What to produce: Look for the line containing "Write the matplotlib code for this chart." and the line containing "ax2.spines[s].set_visible(False)" in the entries below. Copy those two and all lines between them exactly, leaving out pictures.

┌──

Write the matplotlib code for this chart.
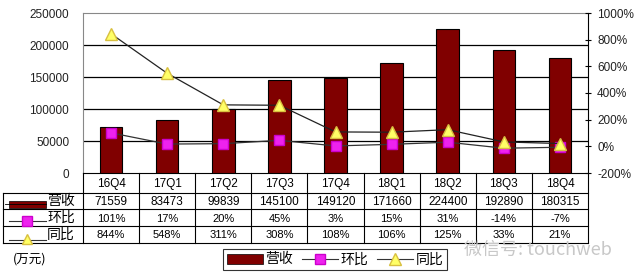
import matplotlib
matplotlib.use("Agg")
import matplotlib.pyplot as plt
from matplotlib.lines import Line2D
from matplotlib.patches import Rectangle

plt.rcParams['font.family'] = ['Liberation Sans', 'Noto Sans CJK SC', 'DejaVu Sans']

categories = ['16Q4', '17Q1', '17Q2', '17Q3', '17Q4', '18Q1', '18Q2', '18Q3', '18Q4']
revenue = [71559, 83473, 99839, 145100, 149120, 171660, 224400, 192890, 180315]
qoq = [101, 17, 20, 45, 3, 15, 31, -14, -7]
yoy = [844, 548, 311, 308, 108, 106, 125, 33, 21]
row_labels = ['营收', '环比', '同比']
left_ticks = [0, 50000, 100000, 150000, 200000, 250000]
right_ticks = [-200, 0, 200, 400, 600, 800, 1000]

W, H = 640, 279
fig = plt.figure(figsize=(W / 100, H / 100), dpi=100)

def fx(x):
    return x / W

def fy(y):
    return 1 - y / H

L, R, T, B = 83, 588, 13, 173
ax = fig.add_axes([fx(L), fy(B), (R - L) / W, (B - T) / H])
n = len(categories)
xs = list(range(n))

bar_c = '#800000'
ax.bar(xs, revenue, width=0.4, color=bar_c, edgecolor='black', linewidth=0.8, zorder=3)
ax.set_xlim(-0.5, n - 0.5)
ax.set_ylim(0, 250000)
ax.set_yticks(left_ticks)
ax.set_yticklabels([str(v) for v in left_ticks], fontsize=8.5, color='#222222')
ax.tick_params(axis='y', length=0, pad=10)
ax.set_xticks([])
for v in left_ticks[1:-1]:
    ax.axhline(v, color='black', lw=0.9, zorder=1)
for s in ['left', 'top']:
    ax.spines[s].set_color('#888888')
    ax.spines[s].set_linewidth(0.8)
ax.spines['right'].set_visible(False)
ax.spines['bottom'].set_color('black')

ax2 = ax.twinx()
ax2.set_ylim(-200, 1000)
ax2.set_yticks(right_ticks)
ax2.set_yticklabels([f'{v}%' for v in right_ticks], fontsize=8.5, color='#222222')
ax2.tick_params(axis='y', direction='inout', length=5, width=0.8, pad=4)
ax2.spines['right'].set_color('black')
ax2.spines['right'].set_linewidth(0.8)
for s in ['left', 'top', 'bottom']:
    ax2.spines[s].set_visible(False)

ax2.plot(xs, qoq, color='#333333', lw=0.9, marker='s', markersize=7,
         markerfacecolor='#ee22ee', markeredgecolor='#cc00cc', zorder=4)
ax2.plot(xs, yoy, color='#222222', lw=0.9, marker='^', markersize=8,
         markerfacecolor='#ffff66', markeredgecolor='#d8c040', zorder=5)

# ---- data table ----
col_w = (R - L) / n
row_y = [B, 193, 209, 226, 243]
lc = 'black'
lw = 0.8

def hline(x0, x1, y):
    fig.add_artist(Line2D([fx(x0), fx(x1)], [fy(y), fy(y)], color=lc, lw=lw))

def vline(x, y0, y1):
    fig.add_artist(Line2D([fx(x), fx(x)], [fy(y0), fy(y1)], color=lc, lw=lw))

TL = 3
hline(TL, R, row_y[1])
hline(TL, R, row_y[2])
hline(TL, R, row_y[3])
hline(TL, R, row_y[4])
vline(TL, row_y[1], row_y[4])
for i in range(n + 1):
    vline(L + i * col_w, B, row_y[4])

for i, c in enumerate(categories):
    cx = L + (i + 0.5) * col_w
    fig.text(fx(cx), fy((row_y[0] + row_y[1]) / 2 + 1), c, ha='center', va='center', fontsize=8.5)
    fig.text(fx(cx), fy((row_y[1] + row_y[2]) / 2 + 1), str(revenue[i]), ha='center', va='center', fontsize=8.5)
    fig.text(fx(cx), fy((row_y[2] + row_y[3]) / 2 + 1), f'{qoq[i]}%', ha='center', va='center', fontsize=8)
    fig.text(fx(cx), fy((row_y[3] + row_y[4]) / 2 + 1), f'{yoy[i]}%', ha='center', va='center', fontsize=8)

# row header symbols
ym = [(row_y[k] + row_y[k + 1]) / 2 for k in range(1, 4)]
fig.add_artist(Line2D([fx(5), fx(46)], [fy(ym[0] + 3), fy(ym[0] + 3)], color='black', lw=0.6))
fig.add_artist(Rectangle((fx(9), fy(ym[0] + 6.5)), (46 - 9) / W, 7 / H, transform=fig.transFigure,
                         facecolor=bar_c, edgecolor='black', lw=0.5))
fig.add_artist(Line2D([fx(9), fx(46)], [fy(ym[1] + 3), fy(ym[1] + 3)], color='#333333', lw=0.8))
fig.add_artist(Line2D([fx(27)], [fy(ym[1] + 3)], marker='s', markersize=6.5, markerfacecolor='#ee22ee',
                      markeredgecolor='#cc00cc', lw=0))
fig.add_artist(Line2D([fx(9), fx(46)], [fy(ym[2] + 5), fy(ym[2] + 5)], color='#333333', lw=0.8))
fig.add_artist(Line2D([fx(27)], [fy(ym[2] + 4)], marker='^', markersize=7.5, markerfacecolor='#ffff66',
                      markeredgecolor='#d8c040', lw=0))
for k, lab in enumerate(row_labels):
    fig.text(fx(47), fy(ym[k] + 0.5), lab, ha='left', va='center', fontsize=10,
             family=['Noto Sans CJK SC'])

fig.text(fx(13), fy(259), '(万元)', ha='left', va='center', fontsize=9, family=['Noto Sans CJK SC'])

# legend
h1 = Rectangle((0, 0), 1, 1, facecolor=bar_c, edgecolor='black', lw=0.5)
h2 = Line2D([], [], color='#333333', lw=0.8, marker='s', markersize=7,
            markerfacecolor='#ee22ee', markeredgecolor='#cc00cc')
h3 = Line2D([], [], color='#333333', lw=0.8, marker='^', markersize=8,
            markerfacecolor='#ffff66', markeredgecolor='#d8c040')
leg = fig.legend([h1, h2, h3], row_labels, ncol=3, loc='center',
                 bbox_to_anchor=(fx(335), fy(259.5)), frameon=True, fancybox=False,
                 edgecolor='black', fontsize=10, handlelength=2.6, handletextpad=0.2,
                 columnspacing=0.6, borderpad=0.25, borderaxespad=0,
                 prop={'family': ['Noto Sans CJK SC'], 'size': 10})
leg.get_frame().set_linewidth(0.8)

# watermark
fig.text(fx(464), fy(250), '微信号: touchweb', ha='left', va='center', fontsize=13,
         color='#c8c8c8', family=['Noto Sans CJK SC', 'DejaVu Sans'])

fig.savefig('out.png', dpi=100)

└──
┌──

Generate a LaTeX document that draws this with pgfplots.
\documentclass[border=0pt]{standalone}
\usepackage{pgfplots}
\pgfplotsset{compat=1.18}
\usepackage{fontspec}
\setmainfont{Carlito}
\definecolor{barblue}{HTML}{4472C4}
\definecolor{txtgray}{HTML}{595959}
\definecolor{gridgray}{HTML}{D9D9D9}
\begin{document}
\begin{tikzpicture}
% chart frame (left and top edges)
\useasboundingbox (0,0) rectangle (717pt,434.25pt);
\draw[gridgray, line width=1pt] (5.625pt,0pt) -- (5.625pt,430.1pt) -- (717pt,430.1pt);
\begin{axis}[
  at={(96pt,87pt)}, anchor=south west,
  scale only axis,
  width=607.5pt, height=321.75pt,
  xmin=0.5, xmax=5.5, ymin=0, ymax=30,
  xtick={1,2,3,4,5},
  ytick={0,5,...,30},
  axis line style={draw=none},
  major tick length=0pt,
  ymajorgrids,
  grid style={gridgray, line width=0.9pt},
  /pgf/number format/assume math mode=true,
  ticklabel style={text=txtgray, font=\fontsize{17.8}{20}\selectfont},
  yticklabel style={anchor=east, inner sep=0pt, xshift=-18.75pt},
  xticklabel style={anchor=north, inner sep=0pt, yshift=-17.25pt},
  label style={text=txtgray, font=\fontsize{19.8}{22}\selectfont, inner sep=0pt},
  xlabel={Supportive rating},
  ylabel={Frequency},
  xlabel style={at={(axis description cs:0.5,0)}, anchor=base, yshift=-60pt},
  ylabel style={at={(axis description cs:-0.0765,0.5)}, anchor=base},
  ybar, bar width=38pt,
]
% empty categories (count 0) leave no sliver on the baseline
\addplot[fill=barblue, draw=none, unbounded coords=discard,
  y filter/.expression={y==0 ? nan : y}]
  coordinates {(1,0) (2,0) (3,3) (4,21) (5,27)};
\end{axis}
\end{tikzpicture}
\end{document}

└──

The output:
Write the matplotlib code for this chart.
import matplotlib
matplotlib.use("Agg")
import matplotlib.pyplot as plt
from matplotlib.lines import Line2D
from matplotlib.patches import Rectangle

plt.rcParams['font.family'] = ['Liberation Sans', 'Noto Sans CJK SC', 'DejaVu Sans']

categories = ['16Q4', '17Q1', '17Q2', '17Q3', '17Q4', '18Q1', '18Q2', '18Q3', '18Q4']
revenue = [71559, 83473, 99839, 145100, 149120, 171660, 224400, 192890, 180315]
qoq = [101, 17, 20, 45, 3, 15, 31, -14, -7]
yoy = [844, 548, 311, 308, 108, 106, 125, 33, 21]
row_labels = ['营收', '环比', '同比']
left_ticks = [0, 50000, 100000, 150000, 200000, 250000]
right_ticks = [-200, 0, 200, 400, 600, 800, 1000]

W, H = 640, 279
fig = plt.figure(figsize=(W / 100, H / 100), dpi=100)

def fx(x):
    return x / W

def fy(y):
    return 1 - y / H

L, R, T, B = 83, 588, 13, 173
ax = fig.add_axes([fx(L), fy(B), (R - L) / W, (B - T) / H])
n = len(categories)
xs = list(range(n))

bar_c = '#800000'
ax.bar(xs, revenue, width=0.4, color=bar_c, edgecolor='black', linewidth=0.8, zorder=3)
ax.set_xlim(-0.5, n - 0.5)
ax.set_ylim(0, 250000)
ax.set_yticks(left_ticks)
ax.set_yticklabels([str(v) for v in left_ticks], fontsize=8.5, color='#222222')
ax.tick_params(axis='y', length=0, pad=10)
ax.set_xticks([])
for v in left_ticks[1:-1]:
    ax.axhline(v, color='black', lw=0.9, zorder=1)
for s in ['left', 'top']:
    ax.spines[s].set_color('#888888')
    ax.spines[s].set_linewidth(0.8)
ax.spines['right'].set_visible(False)
ax.spines['bottom'].set_color('black')

ax2 = ax.twinx()
ax2.set_ylim(-200, 1000)
ax2.set_yticks(right_ticks)
ax2.set_yticklabels([f'{v}%' for v in right_ticks], fontsize=8.5, color='#222222')
ax2.tick_params(axis='y', direction='inout', length=5, width=0.8, pad=4)
ax2.spines['right'].set_color('black')
ax2.spines['right'].set_linewidth(0.8)
for s in ['left', 'top', 'bottom']:
    ax2.spines[s].set_visible(False)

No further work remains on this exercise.